## Work instructions
Leave out any picture and return the remaining listing below exactly as given.

## Given material
++++++++++

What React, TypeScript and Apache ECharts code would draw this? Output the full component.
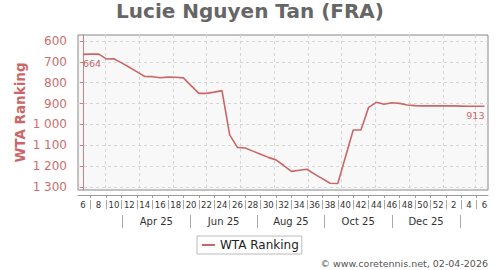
import { useEffect, useRef } from 'react';
import * as echarts from 'echarts';

const titleText = 'Lucie Nguyen Tan (FRA)';
const seriesName = 'WTA Ranking';
const footerText = '© www.coretennis.net, 02-04-2026';

// weekly rankings, first one on Monday 2025-02-24
const ranking = [
  664, 663, 662, 686, 685, 705, 726, 748, 770, 771, 776, 773, 774, 777, 814,
  851, 851, 845, 838, 1050, 1110, 1113, 1128, 1143, 1158, 1170, 1197, 1225,
  1220, 1215, 1238, 1260, 1282, 1283, 1155, 1027, 1027, 918, 894, 903, 896,
  899, 907, 910, 911, 911, 911, 911, 911, 912, 913, 913, 913,
];
const weekLabels = [
  '6', '8', '10', '12', '14', '16', '18', '20', '22', '24', '26', '28', '30',
  '32', '34', '36', '38', '40', '42', '44', '46', '48', '50', '52', '2', '4', '6',
];
const monthLabels = ['Apr 25', 'Jun 25', 'Aug 25', 'Oct 25', 'Dec 25'];
const yTicks = [600, 700, 800, 900, 1000, 1100, 1200, 1300];

const DAY = 86400000;
const t0 = Date.UTC(2025, 1, 24);
const dayOf = (y: number, m: number, d: number) => (Date.UTC(y, m, d) - t0) / DAY;

export default function App() {
  const ref = useRef<HTMLDivElement>(null);
  useEffect(() => {
    if (!ref.current) return;
    const chart = echarts.init(ref.current, null, { renderer: 'svg' });
    const font = 'DejaVu Sans';
    const red = '#cc6666';

    const data = ranking.map((v, i) => [i * 7, v]);
    const last = ranking.length - 1;
    const labelDays = weekLabels.map((_, k) => k * 14);
    const sepDays = ranking.map((_, i) => i).filter((i) => i % 2 === 1).map((i) => i * 7);
    const bounds = [3, 5, 7, 9, 11, 13].map((m) => dayOf(2025, m, 1));
    const monthMids = monthLabels.map((_, k) => (bounds[k] + bounds[k + 1]) / 2);
    const gridMids: number[] = [];
    for (let m = 2; m <= 13; m++) gridMids.push((dayOf(2025, m, 1) + dayOf(2025, m + 1, 1)) / 2);

    const xMin = -4.53;
    const xMax = 367.2;
    const dash = { color: '#d6d6d6', type: [3, 3] as any, width: 1 };

    chart.setOption({
      animation: false,
      textStyle: { fontFamily: font },
      title: {
        text: titleText,
        left: 'center',
        top: 1,
        padding: 0,
        textStyle: { fontFamily: font, fontSize: 20, fontWeight: 'bold', color: '#666666' },
      },
      legend: {
        data: [seriesName],
        left: 197,
        top: 236,
        padding: [3, 3, 3, 5],
        icon: 'rect',
        itemWidth: 13,
        itemHeight: 2,
        borderColor: '#bbbbbb',
        borderWidth: 1,
        backgroundColor: '#ffffff',
        borderRadius: 0,
        textStyle: { fontFamily: font, fontSize: 12, color: '#222222' },
      },
      grid: {
        left: 78,
        right: 12,
        top: 35,
        bottom: 80,
        show: true,
        backgroundColor: '#f8f8f8',
        borderColor: '#888888',
        borderWidth: 1,
      },
      xAxis: [
        {
          type: 'value', min: xMin, max: xMax, position: 'bottom', offset: 5,
          axisLine: { show: true, lineStyle: { color: '#999999', width: 1 } },
          axisTick: { show: true, length: 3, customValues: sepDays, lineStyle: { color: '#999999' } },
          axisLabel: {
            customValues: labelDays, margin: 5, fontSize: 8.5, color: '#333333', fontFamily: font,
            formatter: (v: number) => weekLabels[Math.round(v / 14)] ?? '',
          },
          splitLine: { show: false },
        },
        {
          type: 'value', min: xMin, max: xMax, position: 'bottom',
          axisLine: { show: false },
          axisTick: { show: false, customValues: gridMids },
          axisLabel: { show: false },
          splitLine: { show: true, lineStyle: dash },
        },
        {
          type: 'value', min: xMin, max: xMax, position: 'bottom', offset: 10,
          axisLine: { show: false },
          axisTick: { show: true, length: 9, customValues: sepDays, lineStyle: { color: '#aaaaaa' } },
          axisLabel: { show: false },
          splitLine: { show: false },
        },
        {
          type: 'value', min: xMin, max: xMax, position: 'bottom', offset: 25,
          axisLine: { show: false },
          axisTick: { show: true, length: 13, customValues: bounds, lineStyle: { color: '#aaaaaa' } },
          axisLabel: {
            customValues: monthMids, margin: 1, fontSize: 10, color: '#333333', fontFamily: font,
            formatter: (v: number) => {
              let best = 0;
              monthMids.forEach((m, k) => { if (Math.abs(m - v) < Math.abs(monthMids[best] - v)) best = k; });
              return monthLabels[best];
            },
          },
          splitLine: { show: false },
        },
      ],
      yAxis: {
        type: 'value',
        inverse: true,
        min: 571.2,
        max: 1314.4,
        offset: 5,
        name: seriesName,
        nameLocation: 'middle',
        nameGap: 46,
        nameMoveOverlap: false,
        nameTextStyle: { fontFamily: font, fontSize: 13.5, fontWeight: 'bold', color: red },
        axisLine: { show: true, lineStyle: { color: '#d08080', width: 1 } },
        axisTick: { show: true, length: 3, customValues: yTicks, lineStyle: { color: '#d08080' } },
        axisLabel: {
          customValues: yTicks, margin: 6, fontSize: 12, color: '#cc6e6e', fontFamily: font,
          formatter: (v: number) => (v >= 1000 ? `${Math.floor(v / 1000)} ${String(v % 1000).padStart(3, '0')}` : String(v)),
        },
        splitLine: { show: true, lineStyle: dash },
      },
      graphic: [
        {
          type: 'text', right: 12, top: 258,
          style: { text: footerText, fontFamily: font, fontSize: 9.5, fill: '#555555' },
        },
      ],
      series: [
        {
          name: seriesName,
          type: 'line',
          xAxisIndex: 0,
          yAxisIndex: 0,
          data,
          symbol: 'none',
          color: red,
          lineStyle: { color: red, width: 1.6 },
          z: 5,
          markPoint: {
            silent: true,
            symbol: 'circle',
            symbolSize: 0,
            itemStyle: { color: 'rgba(0,0,0,0)' },
            label: {
              show: true, position: 'bottom', distance: 4, formatter: '{c}',
              fontFamily: font, fontSize: 9.5, color: red,
            },
            data: [
              { coord: data[0], value: ranking[0], label: { align: 'left' } },
              { coord: data[last], value: ranking[last], label: { align: 'right' } },
            ],
          },
        },
      ],
    });
    return () => chart.dispose();
  }, []);
  return <div ref={ref} style={{ position: 'absolute', left: 0, top: 0, width: 500, height: 270 }} />;
}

++++++++++

## Exercise output
What React, TypeScript and Apache ECharts code would draw this? Output the full component.
import { useEffect, useRef } from 'react';
import * as echarts from 'echarts';

const titleText = 'Lucie Nguyen Tan (FRA)';
const seriesName = 'WTA Ranking';
const footerText = '© www.coretennis.net, 02-04-2026';

// weekly rankings, first one on Monday 2025-02-24
const ranking = [
  664, 663, 662, 686, 685, 705, 726, 748, 770, 771, 776, 773, 774, 777, 814,
  851, 851, 845, 838, 1050, 1110, 1113, 1128, 1143, 1158, 1170, 1197, 1225,
  1220, 1215, 1238, 1260, 1282, 1283, 1155, 1027, 1027, 918, 894, 903, 896,
  899, 907, 910, 911, 911, 911, 911, 911, 912, 913, 913, 913,
];
const weekLabels = [
  '6', '8', '10', '12', '14', '16', '18', '20', '22', '24', '26', '28', '30',
  '32', '34', '36', '38', '40', '42', '44', '46', '48', '50', '52', '2', '4', '6',
];
const monthLabels = ['Apr 25', 'Jun 25', 'Aug 25', 'Oct 25', 'Dec 25'];
const yTicks = [600, 700, 800, 900, 1000, 1100, 1200, 1300];

const DAY = 86400000;
const t0 = Date.UTC(2025, 1, 24);
const dayOf = (y: number, m: number, d: number) => (Date.UTC(y, m, d) - t0) / DAY;

export default function App() {
  const ref = useRef<HTMLDivElement>(null);
  useEffect(() => {
    if (!ref.current) return;
    const chart = echarts.init(ref.current, null, { renderer: 'svg' });
    const font = 'DejaVu Sans';
    const red = '#cc6666';

    const data = ranking.map((v, i) => [i * 7, v]);
    const last = ranking.length - 1;
    const labelDays = weekLabels.map((_, k) => k * 14);
    const sepDays = ranking.map((_, i) => i).filter((i) => i % 2 === 1).map((i) => i * 7);
    const bounds = [3, 5, 7, 9, 11, 13].map((m) => dayOf(2025, m, 1));
    const monthMids = monthLabels.map((_, k) => (bounds[k] + bounds[k + 1]) / 2);
    const gridMids: number[] = [];
    for (let m = 2; m <= 13; m++) gridMids.push((dayOf(2025, m, 1) + dayOf(2025, m + 1, 1)) / 2);

    const xMin = -4.53;
    const xMax = 367.2;
    const dash = { color: '#d6d6d6', type: [3, 3] as any, width: 1 };

    chart.setOption({
      animation: false,
      textStyle: { fontFamily: font },
      title: {
        text: titleText,
        left: 'center',
        top: 1,
        padding: 0,
        textStyle: { fontFamily: font, fontSize: 20, fontWeight: 'bold', color: '#666666' },
      },
      legend: {
        data: [seriesName],
        left: 197,
        top: 236,
        padding: [3, 3, 3, 5],
        icon: 'rect',
        itemWidth: 13,
        itemHeight: 2,
        borderColor: '#bbbbbb',
        borderWidth: 1,
        backgroundColor: '#ffffff',
        borderRadius: 0,
        textStyle: { fontFamily: font, fontSize: 12, color: '#222222' },
      },
      grid: {
        left: 78,
        right: 12,
        top: 35,
        bottom: 80,
        show: true,
        backgroundColor: '#f8f8f8',
        borderColor: '#888888',
        borderWidth: 1,
      },
      xAxis: [
        {
          type: 'value', min: xMin, max: xMax, position: 'bottom', offset: 5,
          axisLine: { show: true, lineStyle: { color: '#999999', width: 1 } },
          axisTick: { show: true, length: 3, customValues: sepDays, lineStyle: { color: '#999999' } },
          axisLabel: {
            customValues: labelDays, margin: 5, fontSize: 8.5, color: '#333333', fontFamily: font,
            formatter: (v: number) => weekLabels[Math.round(v / 14)] ?? '',
          },
          splitLine: { show: false },
        },
        {
          type: 'value', min: xMin, max: xMax, position: 'bottom',
          axisLine: { show: false },
          axisTick: { show: false, customValues: gridMids },
          axisLabel: { show: false },
          splitLine: { show: true, lineStyle: dash },
        },
        {
          type: 'value', min: xMin, max: xMax, position: 'bottom', offset: 10,
          axisLine: { show: false },
          axisTick: { show: true, length: 9, customValues: sepDays, lineStyle: { color: '#aaaaaa' } },
          axisLabel: { show: false },
          splitLine: { show: false },
        },
        {
          type: 'value', min: xMin, max: xMax, position: 'bottom', offset: 25,
          axisLine: { show: false },
          axisTick: { show: true, length: 13, customValues: bounds, lineStyle: { color: '#aaaaaa' } },
          axisLabel: {
            customValues: monthMids, margin: 1, fontSize: 10, color: '#333333', fontFamily: font,
            formatter: (v: number) => {
              let best = 0;
              monthMids.forEach((m, k) => { if (Math.abs(m - v) < Math.abs(monthMids[best] - v)) best = k; });
              return monthLabels[best];
            },
          },
          splitLine: { show: false },
        },
      ],
      yAxis: {
        type: 'value',
        inverse: true,
        min: 571.2,
        max: 1314.4,
        offset: 5,
        name: seriesName,
        nameLocation: 'middle',
        nameGap: 46,
        nameMoveOverlap: false,
        nameTextStyle: { fontFamily: font, fontSize: 13.5, fontWeight: 'bold', color: red },
        axisLine: { show: true, lineStyle: { color: '#d08080', width: 1 } },
        axisTick: { show: true, length: 3, customValues: yTicks, lineStyle: { color: '#d08080' } },
        axisLabel: {
          customValues: yTicks, margin: 6, fontSize: 12, color: '#cc6e6e', fontFamily: font,
          formatter: (v: number) => (v >= 1000 ? `${Math.floor(v / 1000)} ${String(v % 1000).padStart(3, '0')}` : String(v)),
        },
        splitLine: { show: true, lineStyle: dash },
      },
      graphic: [
        {
          type: 'text', right: 12, top: 258,
          style: { text: footerText, fontFamily: font, fontSize: 9.5, fill: '#555555' },
        },
      ],
      series: [
        {
          name: seriesName,
          type: 'line',
          xAxisIndex: 0,
          yAxisIndex: 0,
          data,
          symbol: 'none',
          color: red,
          lineStyle: { color: red, width: 1.6 },
          z: 5,
          markPoint: {
            silent: true,
            symbol: 'circle',
            symbolSize: 0,
            itemStyle: { color: 'rgba(0,0,0,0)' },
            label: {
              show: true, position: 'bottom', distance: 4, formatter: '{c}',
              fontFamily: font, fontSize: 9.5, color: red,
            },
            data: [
              { coord: data[0], value: ranking[0], label: { align: 'left' } },
              { coord: data[last], value: ranking[last], label: { align: 'right' } },
            ],
          },
        },
      ],
    });
    return () => chart.dispose();
  }, []);
  return <div ref={ref} style={{ position: 'absolute', left: 0, top: 0, width: 500, height: 270 }} />;
}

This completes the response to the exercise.